Madencilik sektörünün çevresel hassasiyetler ve mevzuat engelleri nedeniyle bazı zorluklarla karşılaştığını dile getiren Yılmaz, bu engellerin diyalog ve mevzuat değişiklikleri ile aşılabileceğine dikkat çekti. Yılmaz, “Bu sektör çok kolay değil. Yedi tane bakanlık, kaç tane genel müdürlük, 80’lere varan yönetmelik, mevzuat, bütün bunların hepsinden izin almak zorundayız. Dolayısıyla mevzuat engelleri bizim önümüzde duran çok önemli konulardan bir tanesi.

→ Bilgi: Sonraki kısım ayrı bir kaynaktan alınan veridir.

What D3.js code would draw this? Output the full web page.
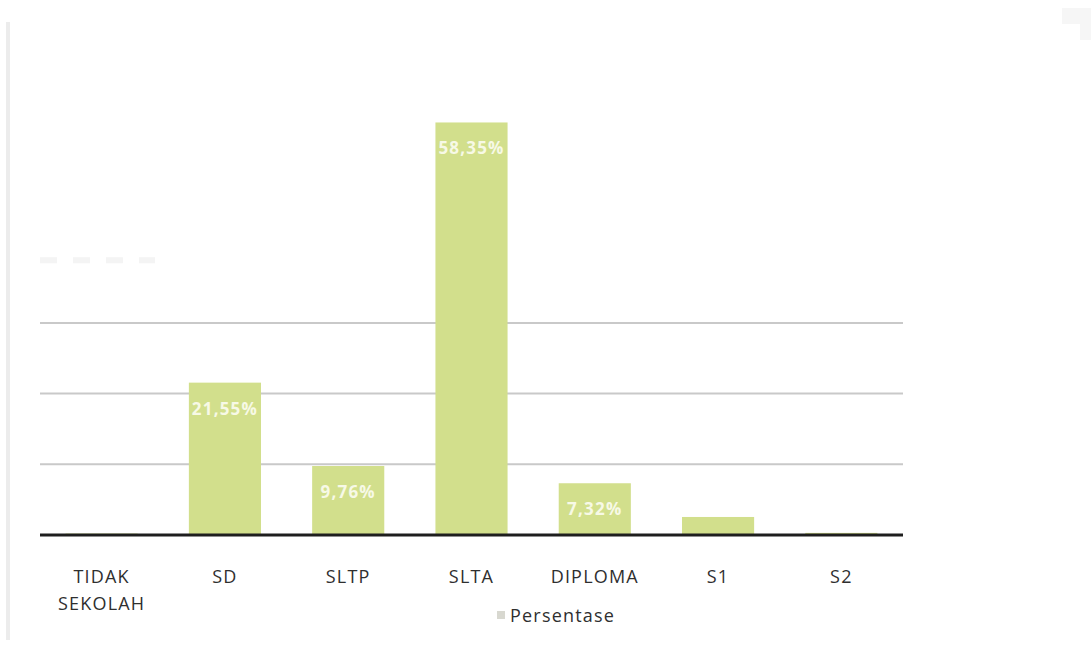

Orman yönetmeliğiyle ilgili bir düzenleme yayımlandı. Keşke istişare edilseydi, süreç daha iyi yönetilebilirdi diye düşünüyorum.

Halen daha da yönetilebileceğini düşünüyorum, istişareyle çözülmeyecek hiçbir problem yok diye. Örneğin, ‘kapalılık’ tanımı hiç tartışılmadan, konuşulmadan konuldu. Mesela bazı yer altı madenlerinin kriterlerine yönelik kararları Orman Komisyonunun vermesi yönünde bir karar, bir madde var. Bunları böyle açık yüreklilikle ve pozitif bir algıyla paylaşıyorum. Bunlar bir sıkıntı ama çözülebilir. Geri dönüp ‘Nerede hata yapmışız?’ diye baktığınızda çok rahat çözülebilecek konular. Artık madencilik normalde beşinci bölge teşvikini alıyor ama madenciliği artık stratejik teşvik paketi içerisine koymakta büyük fayda var. Çünkü madencilik artık stratejik bir sektör.’’ diyerek, süreçlerin karmaşıklığına değindi.

‘‘İnsanı Maden Yaşatır’’

“İnsanı maden yaşatır.” diyen Yılmaz, madenciliğin toplum için hayati bir öneme sahip olduğunu vurguladı. Doğal afetler ve altyapı projelerinde maden ürünlerinin vazgeçilmez olduğuna değinen Yılmaz, “Maden olmasa insanın yaşamı hiç kolay olmayacaktır.” diyerek, madenciliğin yaşam kalitesine etkisini öne çıkardı. Sektör çalışanlarının doğaya ve çevreye duyarlılık gösterdiğini belirten Yılmaz, madenciliğin toplum tarafından bu açıdan değerlendirilmesi gerektiğine dikkat çekti.